Relations with the West remain strong, and economic partnerships and joint ventures are increasingly growing. However, at the same time, it can be said that the situation remains consistent regarding Saudi ties with countries of the East. The inauguration of the expansion of the Residue Upgrading Complex and Olefin Downstream Complex S-Oil, an investment worth $6 billion, represents a new phase in venture investment expansion in South Korea. S-Oil is the third largest oil refinery in South Korea, and Saudi Aramco has a 60 percent stake in it, an investment that has been explained by Crown Prince Mohammed bin Salman as a means to create strategic cooperation that will harvest added value through vital partnerships between both countries.

It can also be said that the presence of the Crown Prince at this year’s G20 summit was an asset. Saudi Arabia will host the next G20 summit in Riyadh and the meetings held by Crown Prince with the world’s top leaders undoubtedly caught media attention. His meeting with the President of the United States Donald J. Trump reflected the strength of Saudi-US relations, and particularly the special rapport between the Crown Prince and President Trump who said of their meeting, “It’s an honor to be with the Crown Prince of Saudi Arabia, a friend of mine, a man who has really done things in the last five years in terms of opening up Saudi Arabia.  And I think especially what you’ve done for women. I’m seeing what’s happening; it’s like a revolution in a very positive way.”

Judging from the presence of the Crown Prince, either in the main conference room or during side sessions and meetings, it was clear the direct personal relationships he has with world leaders, which he cleverly employs to ensure political success, strong ties, and mutual partnerships and interests.

As for Saudi Arabia, though seen as an important global economic player due to its role in the energy and business sectors, it has entrenched its influential political presence by challenging Iran's meddling in the region, countering the disruptive policies and militias, and combating terrorism. Therefore, it perhaps comes as no surprise that President Trump hailed the Kingdom’s efforts saying, “The whole world is grateful for the efforts of Saudi Arabia in combating terrorism.”

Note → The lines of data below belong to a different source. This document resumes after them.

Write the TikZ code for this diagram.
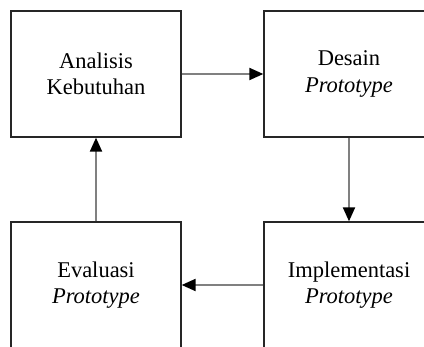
\documentclass[tikz,border=0pt]{standalone}
\usepackage{fontspec}
\setmainfont{Liberation Serif}
\usetikzlibrary{arrows.meta}
\begin{document}
\begin{tikzpicture}[x=1pt,y=-1pt,
  stagebox/.style={draw=black!85,line width=1.3pt,fill=white,minimum width=170pt,minimum height=126pt,
    inner sep=0pt,align=center,font=\fontsize{22.5}{26.5}\selectfont},
  flow/.style={draw=black!50,line width=2pt,-{Triangle[length=14pt,width=12pt,color=black]}}]
\clip (0,0) rectangle (424,347);
\useasboundingbox (0,0) rectangle (424,347);
\node[stagebox] (ak) at (96,74) {Analisis\\Kebutuhan};
\node[stagebox] (dp) at (349,74) {Desain\\\textit{Prototype}};
\node[stagebox] (ip) at (349,285) {Implementasi\\\textit{Prototype}};
\node[stagebox] (ep) at (96,285) {Evaluasi\\\textit{Prototype}};
\draw[flow] (ak.east) -- (dp.west);
\draw[flow] (dp.south) -- (ip.north);
\draw[flow] (ip.west) -- (ep.east);
\draw[flow] (ep.north) -- (ak.south);
\end{tikzpicture}
\end{document}
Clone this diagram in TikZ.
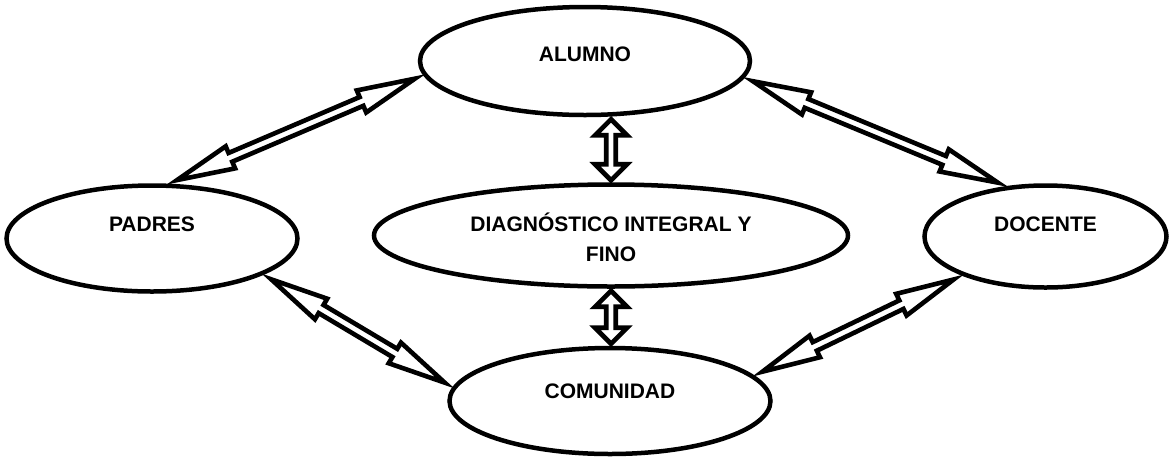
\documentclass[tikz,border=0pt]{standalone}
\usepackage{fontspec}
\setmainfont{Liberation Sans}
\usetikzlibrary{positioning,calc,shapes.geometric}

% hollow two-headed arrow: [pull in], from, to, head length, head half width
\newcommand{\biarrow}[5][0pt]{%
	\coordinate (ta) at ($(#2)!#1!(#3)$);
	\coordinate (tb) at ($(#3)!#1!(#2)$);
	\draw[twoway] (ta)
		-- ($(ta)!#4!(tb)!#5!90:(tb)$) -- ($(ta)!#4!(tb)!4.75pt!90:(tb)$)
		-- ($(tb)!#4!(ta)!4.75pt!-90:(ta)$) -- ($(tb)!#4!(ta)!#5!-90:(ta)$)
		-- (tb)
		-- ($(tb)!#4!(ta)!#5!90:(ta)$) -- ($(tb)!#4!(ta)!4.75pt!90:(ta)$)
		-- ($(ta)!#4!(tb)!4.75pt!-90:(tb)$) -- ($(ta)!#4!(tb)!#5!-90:(tb)$)
		-- cycle;}

\begin{document}
\begin{tikzpicture}[x=1pt,y=-1pt,
	blob/.style={ellipse,draw,line width=4.5pt,inner sep=0pt},
	word/.style={font=\bfseries\fontsize{21}{30}\selectfont,align=center},
	twoway/.style={draw,fill=white,line width=4.6pt}]
		\useasboundingbox (0,0) rectangle (1171,459);

		\node[blob,minimum width=330pt,minimum height=108pt,
			label={[word,name=alumnotxt,yshift=7pt]center:ALUMNO}]						(alumno)	at (585,61) {};
		\node[blob,minimum width=474pt,minimum height=102pt,below=65pt of alumno,xshift=26pt,
			label={[word,name=diagtxt,yshift=-2pt]center:DIAGNÓSTICO INTEGRAL Y\\FINO}]	(diag)		{};
		\node[blob,minimum width=291pt,minimum height=106pt,left=72pt of diag,yshift=-3pt,
			label={[word,name=padrestxt,yshift=14pt]center:PADRES}]					(padres)	{};
		\node[blob,minimum width=242pt,minimum height=102pt,right=72pt of diag,yshift=-1pt,
			label={[word,name=docentetxt,yshift=12pt]center:DOCENTE}]					(docente)	{};
		\node[blob,minimum width=321pt,minimum height=106pt,below=57pt of diag,xshift=-1pt,
			label={[word,name=comunidadtxt,yshift=10pt]center:COMUNIDAD}]				(comunidad)	{};

		\coordinate (up)	at (diag.north |- alumno.south);
		\coordinate (down)	at (diag.south |- comunidad.north);

		\biarrow[9pt]{alumno.185}{padres.73}{58pt}{12pt}
		\biarrow[9pt]{alumno.354}{docente.128}{58pt}{12pt}
		\biarrow[2pt]{up}{diag.north}{16pt}{16pt}
		\biarrow[2pt]{diag.south}{down}{16pt}{16pt}
		\biarrow[9pt]{padres.342}{comunidad.175}{58pt}{12pt}
		\biarrow[9pt]{docente.205}{comunidad.10}{58pt}{12pt}
	\end{tikzpicture}
\end{document}
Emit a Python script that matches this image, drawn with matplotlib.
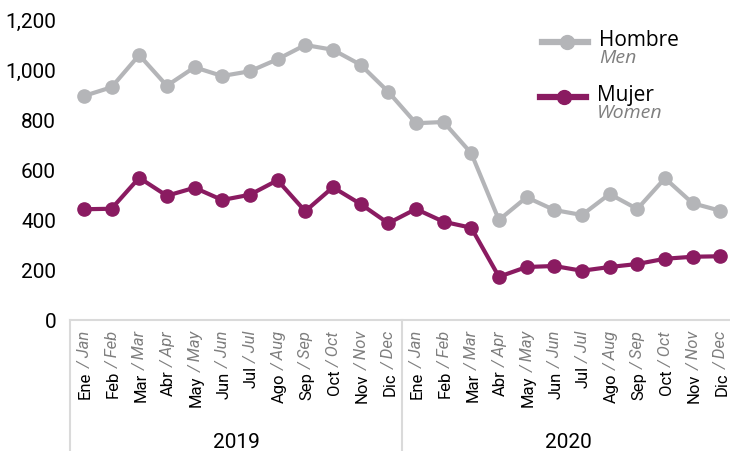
import matplotlib.pyplot as plt
import matplotlib.transforms as mtransforms
import numpy as np

meses_es = ['Ene', 'Feb', 'Mar', 'Abr', 'May', 'Jun', 'Jul', 'Ago', 'Sep', 'Oct', 'Nov', 'Dic']
meses_en = ['Jan', 'Feb', 'Mar', 'Apr', 'May', 'Jun', 'Jul', 'Aug', 'Sep', 'Oct', 'Nov', 'Dec']
anios = ['2019', '2020']

hombre = [896, 931, 1060, 937, 1011, 976, 995, 1043, 1100, 1081, 1021, 913,
          787, 792, 667, 400, 491, 440, 420, 504, 444, 567, 467, 437]
mujer = [443, 445, 569, 497, 529, 480, 501, 559, 435, 531, 464, 387,
         444, 393, 369, 173, 212, 216, 197, 212, 224, 245, 253, 255]

gris = '#B4B5B8'
morado = '#8A1B61'
gris_txt = '#7F7F7F'
linea_eje = '#DADADA'

plt.rcParams['font.family'] = ['Roboto', 'DejaVu Sans']

fig = plt.figure(figsize=(7.3, 4.51), dpi=100)
ax = fig.add_axes([70 / 730, 131 / 451, 660 / 730, 300 / 451])

x = np.arange(len(hombre))
ax.plot(x, hombre, color=gris, lw=3, marker='o', ms=9.5, zorder=3)
ax.plot(x, mujer, color=morado, lw=3, marker='o', ms=9.5, zorder=3)

ax.set_xlim(-0.5, 23.35)
ax.set_ylim(0, 1200)
ax.set_yticks(range(0, 1201, 200))
ax.set_yticklabels([f'{v:,}' for v in range(0, 1201, 200)], fontsize=15)
ax.tick_params(axis='y', length=0, pad=10)
ax.set_xticks([])
for s in ['top', 'right', 'left']:
    ax.spines[s].set_visible(False)
ax.spines['bottom'].set_color(linea_eje)
ax.spines['bottom'].set_linewidth(1.5)

trans = mtransforms.blended_transform_factory(ax.transData, ax.transAxes)

# separadores de grupo bajo el eje
for sep in [-0.5, 11.5]:
    ax.plot([sep, sep], [0, -0.44], transform=trans, color=linea_eje, lw=1.5,
            clip_on=False)

# etiquetas de mes (negro + gris cursiva)
fig.canvas.draw()
renderer = fig.canvas.get_renderer()
y_top = -11 / 300
etiquetas = []
for i in range(len(hombre)):
    m = i % 12
    t = ax.text(i, y_top, '/ ' + meses_en[m], transform=trans, rotation=90,
                rotation_mode='anchor', ha='right', va='center_baseline',
                fontsize=12, style='italic', color=gris_txt)
    etiquetas.append(t)
fig.canvas.draw()
for i, t in enumerate(etiquetas):
    bb = t.get_window_extent(renderer)
    y_ax = ax.transAxes.inverted().transform((0, bb.y0 - 3))[1]
    ax.text(i, y_ax, meses_es[i % 12], transform=trans, rotation=90,
            rotation_mode='anchor', ha='right', va='center_baseline',
            fontsize=12, color='black')

for k, a in enumerate(anios):
    ax.text(5.5 + 12 * k, -123 / 300, a, transform=trans, ha='center',
            va='center', fontsize=15, color='black')

# leyenda
ax.plot([0.715, 0.785], [0.927, 0.927], transform=ax.transAxes, color=gris,
        lw=4.5, clip_on=False)
ax.plot([0.753], [0.927], transform=ax.transAxes, color=gris, marker='o',
        ms=10, clip_on=False)
ax.plot([0.712, 0.782], [0.743, 0.743], transform=ax.transAxes, color=morado,
        lw=4.5, clip_on=False)
ax.plot([0.749], [0.743], transform=ax.transAxes, color=morado, marker='o',
        ms=10, clip_on=False)

ley = dict(transform=ax.transAxes, family=['Open Sans', 'DejaVu Sans'], va='center')
ax.text(0.802, 0.933, 'Hombre', fontsize=15, color='black', **ley)
ax.text(0.802, 0.872, 'Men', fontsize=14, color=gris_txt, style='italic', **ley)
ax.text(0.798, 0.750, 'Mujer', fontsize=15, color='black', **ley)
ax.text(0.798, 0.690, 'Women', fontsize=14, color=gris_txt, style='italic', **ley)

fig.savefig('out.png', dpi=100)
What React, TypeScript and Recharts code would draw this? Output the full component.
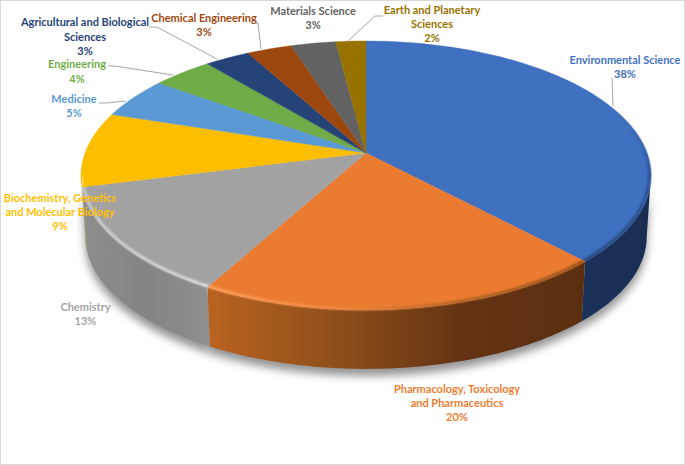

During his time in Japan, the Crown Prince ensured that his visit was as symbolic as it was significant. It particularly had great resonance amongst the Japanese people when he visited Hiroshima and Peace Memorial Museum. He also met a Japanese woman who escaped death after the atomic bomb was dropped on Hiroshima. The humanitarianism, empathy, and concern expressed by the Crown Prince was evident, and it also sent a clear political message that Saudi Arabia is against the proliferation of nuclear weapons and supports nuclear disarmament. Indeed, Saudi Arabia is one of the first countries to accede to the NPT. Therefore, both Saudi Arabia and the US have a consistent stand against the Iranian nuclear project, which is a threat not only to the region but also the whole world.

On the side of Saudi-Japanese relations, the Crown Prince’s meeting with Japan's Prime Minister Shinzo Abe was important in supplementing the draft strategic relations founded in 2016 during a previous visit by the Crown Prince to Tokyo, where a joint action group was formed for a mutual Saudi-Japanese vision. It is clear that Japan is looking today at the Saudi Vision 2030 with great interest. Indeed, Japan's Prime Minister said to Prince Mohammed at the Osaka meeting that the Saudi Vision 2030 is a major, unsurpassed reform process designed to discontinue reliance on oil and diversify the industry.

Saudi Arabia's message is clear: Yes, we are heading East and promoting our interests and relations there. Nevertheless, Riyadh affirms that its strategic relations are integrated with all other key nations of the world, and are based on strong, long-lasting partnerships and interests. The Kingdom is aware that no matter how strong the political wagon is being pushed, the one thing ultimately leading it is the helm of economics.